ANN ARBOR, Mich. — We didn’t think we’d have to ask this question this early in the Jim Harbaugh Era, but the way the Wolverines are playing, it’s become mighty relevant.
Is Michigan the best team in the Big Ten?
This preseason, many would have found that question ridiculous, what with Ohio State coming off a national title and Michigan State at a similar level. Harbaugh inherited a team that missed a bowl game last season, a team that suffered losses to both conference newcomers, Maryland and Rutgers. It was a team that seemed far from its historic status.
But six weeks into Harbaugh’s first season, the Wolverines are 5-1. They boast the nation’s best defense, a defense that has pitched three consecutive shutouts after Saturday’s 38-0 blowout of Northwestern. The offense is doing well, too, scoring 97 points in the last three games. Jake Rudock is providing a veteran presence that should be even more helpful now that conference play has begun. De'Veon Smith has provided a go-to back in a running game that seems to have finally figured things out after a few seasons of mediocrity. And resume-wise, Michigan’s lone loss is not a hurtful one, coming on the road at Utah, a team currently ranked No. 5 in the AP poll.
Saturday was perhaps the Wolverines’ best effort yet, a complete domination of a previously undefeated Northwestern team, a team that arguably shared the title of best defense with Michigan. The Cats were the Big Ten’s best rushing team, averaging nearly 250 yards a game on the ground. The Wolverines held them to 38.
There was a kick-return touchdown, an interception-return touchdown. You name it, Michigan did it terrifically Saturday afternoon.
“I’m just really pleased with our team,” Harbaugh said after the game. “All three phases had great success today: special teams, starting with the kickoff return for the touchdown; defense, tremendous shutout; offense played really, really good football.
“The fellas really came out ballin’.”
Yes, the fellas did come out ballin’. And it’s the fact that the conference’s two giants haven’t been ballin’ through six weeks that has opened the door for Michigan to contend for the title of the league’s best squad.
Ohio State hasn’t dominated opponents the way many expected they would. Panic has arisen on multiple occasions due to the Buckeyes’ supposed offensive woes. Now, Ohio State has scored 121 points in its last three games and remains undefeated, showing that perhaps those worries were premature, but there’s no doubt that there have been times when what was supposed to be the best offense in the world has struggled.
Michigan State, meanwhile, hasn’t looked much like a College Football Playoff contender after a huge Week 2 win over Oregon. Connor Cook was predicted by many to be one of the country’s best quarterbacks.
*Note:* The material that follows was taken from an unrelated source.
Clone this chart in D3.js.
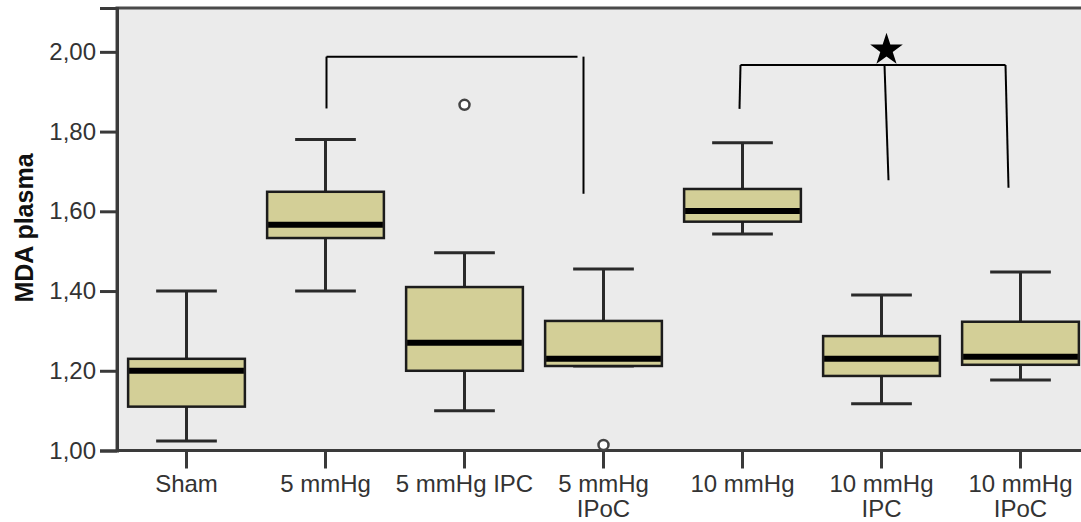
<!DOCTYPE html>
<html>
<head>
<meta charset="utf-8">
<script src="https://cdn.jsdelivr.net/npm/d3@7"></script>
<style>
  body { margin: 0; background: #ffffff; }
  svg { display: block; }
</style>
</head>
<body>
<div id="chart"></div>
<script>
// data
var categories = ["Sham", "5 mmHg", "5 mmHg IPC", "5 mmHg IPoC", "10 mmHg", "10 mmHg IPC", "10 mmHg IPoC"];
var tickLabels = [["Sham"], ["5 mmHg"], ["5 mmHg IPC"], ["5 mmHg", "IPoC"], ["10 mmHg"], ["10 mmHg", "IPC"], ["10 mmHg", "IPoC"]];
var whiskerLow  = [1.024, 1.40, 1.10, 1.212, 1.543, 1.117, 1.177];
var q1          = [1.11, 1.533, 1.20, 1.212, 1.574, 1.187, 1.215];
var median      = [1.20, 1.566, 1.27, 1.23, 1.601, 1.23, 1.235];
var q3          = [1.23, 1.649, 1.41, 1.325, 1.656, 1.287, 1.323];
var whiskerHigh = [1.40, 1.78, 1.496, 1.455, 1.772, 1.39, 1.448];
var outlierCats = ["5 mmHg IPC", "5 mmHg IPoC"];
var outlierVals = [1.867, 1.014];
var yTicks = [1.0, 1.2, 1.4, 1.6, 1.8, 2.0];

// significance brackets (category, value at top, value at foot, px shift)
var bracketTops = [1.988, 1.967];
var bracketLegs = [
    [["5 mmHg", 1.858, 1, 1], ["5 mmHg IPoC", 1.644, -20, -20]],
    [["10 mmHg", 1.857, -2, -3], ["10 mmHg IPC", 1.678, 3, 7], ["10 mmHg IPoC", 1.659, -15, -12]]
];
var starCat = "10 mmHg IPC";
var starVal = 2.005;

var W = 1081, H = 522;
var margin = { top: 8, left: 117 };
var step = 139;

var svg = d3.select("#chart")
    .append("svg")
    .attr("width", W)
    .attr("height", H);

var x = d3.scaleBand()
    .domain(categories)
    .range([margin.left, margin.left + step * categories.length])
    .padding(0);

var y = d3.scaleLinear()
    .domain([1, 2.11])
    .range([450.5, margin.top]);

var boxW = x.bandwidth() * 0.84;
var capW = boxW * 0.52;
function cx(c) { return x(c) + x.bandwidth() / 2; }

// plot background
svg.append("rect")
    .attr("x", margin.left)
    .attr("y", y(2.11))
    .attr("width", W - margin.left + 20)
    .attr("height", y(1) - y(2.11))
    .attr("fill", "#ebebeb")
    .attr("stroke", "#4a4a4a")
    .attr("stroke-width", 3);

var fontFam = "'Liberation Sans', Arial, sans-serif";

// Y axis
var yAxis = svg.append("g")
    .attr("transform", "translate(" + margin.left + ",0)")
    .call(d3.axisLeft(y).tickValues(yTicks).tickSize(17).tickPadding(4)
        .tickFormat(function (d) { return d3.format(".2f")(d).replace(".", ","); }));
yAxis.select(".domain").attr("stroke", "#3a3a3a").attr("stroke-width", 3);
yAxis.selectAll(".tick line").attr("stroke", "#3a3a3a").attr("stroke-width", 3);
yAxis.selectAll("text")
    .attr("font-family", fontFam)
    .attr("font-size", "24px")
    .attr("fill", "#333");

// X axis
var xAxis = svg.append("g")
    .attr("transform", "translate(0," + y(1) + ")")
    .call(d3.axisBottom(x).tickSize(18).tickFormat(""));
xAxis.select(".domain").attr("stroke", "#3a3a3a").attr("stroke-width", 3)
    .attr("d", "M" + margin.left + ",0H" + (W + 20));
xAxis.selectAll(".tick line").attr("stroke", "#3a3a3a").attr("stroke-width", 3);

var xl = svg.append("g").selectAll("text")
    .data(categories)
    .enter()
    .append("text")
    .attr("x", function (d) { return cx(d); })
    .attr("y", 492)
    .attr("text-anchor", "middle")
    .attr("font-family", fontFam)
    .attr("font-size", "24px")
    .attr("fill", "#333");
xl.each(function (d, i) {
    var t = d3.select(this);
    tickLabels[i].forEach(function (line, j) {
        t.append("tspan")
            .attr("x", cx(d))
            .attr("dy", j === 0 ? 0 : 25)
            .text(line);
    });
});

// Y title
svg.append("text")
    .attr("transform", "translate(33," + 228 + ") rotate(-90)")
    .attr("text-anchor", "middle")
    .attr("font-family", fontFam)
    .attr("font-weight", "bold")
    .attr("font-size", "25px")
    .attr("fill", "#111")
    .text("MDA plasma");

// boxes
var boxes = svg.append("g")
    .selectAll("g")
    .data(categories)
    .enter()
    .append("g");

// whisker stems
boxes.append("line")
    .attr("x1", function (d) { return cx(d); })
    .attr("x2", function (d) { return cx(d); })
    .attr("y1", function (d, i) { return y(whiskerLow[i]); })
    .attr("y2", function (d, i) { return y(whiskerHigh[i]); })
    .attr("stroke", "#2a2a2a")
    .attr("stroke-width", 3);

// caps
[whiskerLow, whiskerHigh].forEach(function (arr) {
    boxes.append("line")
        .attr("x1", function (d) { return cx(d) - capW / 2; })
        .attr("x2", function (d) { return cx(d) + capW / 2; })
        .attr("y1", function (d, i) { return y(arr[i]); })
        .attr("y2", function (d, i) { return y(arr[i]); })
        .attr("stroke", "#2a2a2a")
        .attr("stroke-width", 3);
});

boxes.append("rect")
    .attr("x", function (d) { return cx(d) - boxW / 2; })
    .attr("y", function (d, i) { return y(q3[i]); })
    .attr("width", boxW)
    .attr("height", function (d, i) { return y(q1[i]) - y(q3[i]); })
    .attr("fill", "#d3cf97")
    .attr("stroke", "#1c1c1c")
    .attr("stroke-width", 2.5);

boxes.append("line")
    .attr("x1", function (d) { return cx(d) - boxW / 2 + 1; })
    .attr("x2", function (d) { return cx(d) + boxW / 2 - 1; })
    .attr("y1", function (d, i) { return y(median[i]); })
    .attr("y2", function (d, i) { return y(median[i]); })
    .attr("stroke", "#000")
    .attr("stroke-width", 6);

// outliers
svg.append("g").selectAll("circle")
    .data(outlierVals)
    .enter()
    .append("circle")
    .attr("cx", function (d, i) { return cx(outlierCats[i]); })
    .attr("cy", function (d) { return y(d); })
    .attr("r", 5)
    .attr("fill", "#ffffff")
    .attr("stroke", "#444")
    .attr("stroke-width", 2.5);

// brackets
var br = svg.append("g");
bracketLegs.forEach(function (legs, b) {
    var first = legs[0], last = legs[legs.length - 1];
    br.append("line")
        .attr("x1", cx(first[0]) + first[2])
        .attr("x2", cx(last[0]) + last[2] - (b === 0 ? 6 : 0))
        .attr("y1", y(bracketTops[b]))
        .attr("y2", y(bracketTops[b]))
        .attr("stroke", "#000")
        .attr("stroke-width", 2);
    legs.forEach(function (l) {
        br.append("line")
            .attr("x1", cx(l[0]) + l[2])
            .attr("x2", cx(l[0]) + l[3])
            .attr("y1", y(bracketTops[b]))
            .attr("y2", y(l[1]))
            .attr("stroke", "#000")
            .attr("stroke-width", 2);
    });
});

svg.append("path")
    .attr("d", d3.symbol().type(d3.symbolStar).size(330)())
    .attr("transform", "translate(" + (cx(starCat) + 5) + "," + y(starVal) + ")")
    .attr("fill", "#000");
</script>
</body>
</html>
He’s been fairly average. And wins over Air Force, Central Michigan and Purdue have raised eyebrows thanks to less-than-dominant defensive performances. The win over Purdue was particularly concerning, as Michigan State nearly blew a 21-0 halftime lead and escaped with a 24-21 win.
Michigan, though, has dominated its opponents since a season-opening loss at Utah. Three shutout wins over BYU, Maryland and Northwestern have been the kind of wins that suggest the Wolverines are a cut above many of the country’s teams.
Harbaugh attributed his players’ success to a strong work-ethic.
“They’re doing a heck of a job. I’ve said it many times, seems like every week: This team likes to work,” he said. “They enjoy each other’s company, whether it’s meetings, whether it’s practice, whether it’s film study, lifting, et cetera. They like to work and get after it, and that’s all you can ask as a coach.”
Can Michigan prove it's better than these other teams? Well, it’ll get a shot next week, as Michigan State visits the Big House in what should be a monumental showdown. If you go strictly on the eye test, you’d have to figure Michigan would be favored. And that should say it all.
We’ll have to wait until the regular season’s final week to see how Michigan stacks up with Ohio State. Until then, though, it’d be hard to argue that any team in the Big Ten has looked as good or more impressive than the Wolverines.
When Harbaugh was introduced as the head coach, he said: “There are no turnarounds at Michigan.” It seemed at the time like bravado and loyalty to tradition rather than reality.
Now it kind of seems like he just meant that the turnaround would be so fast, you wouldn’t even be able to tell it was there.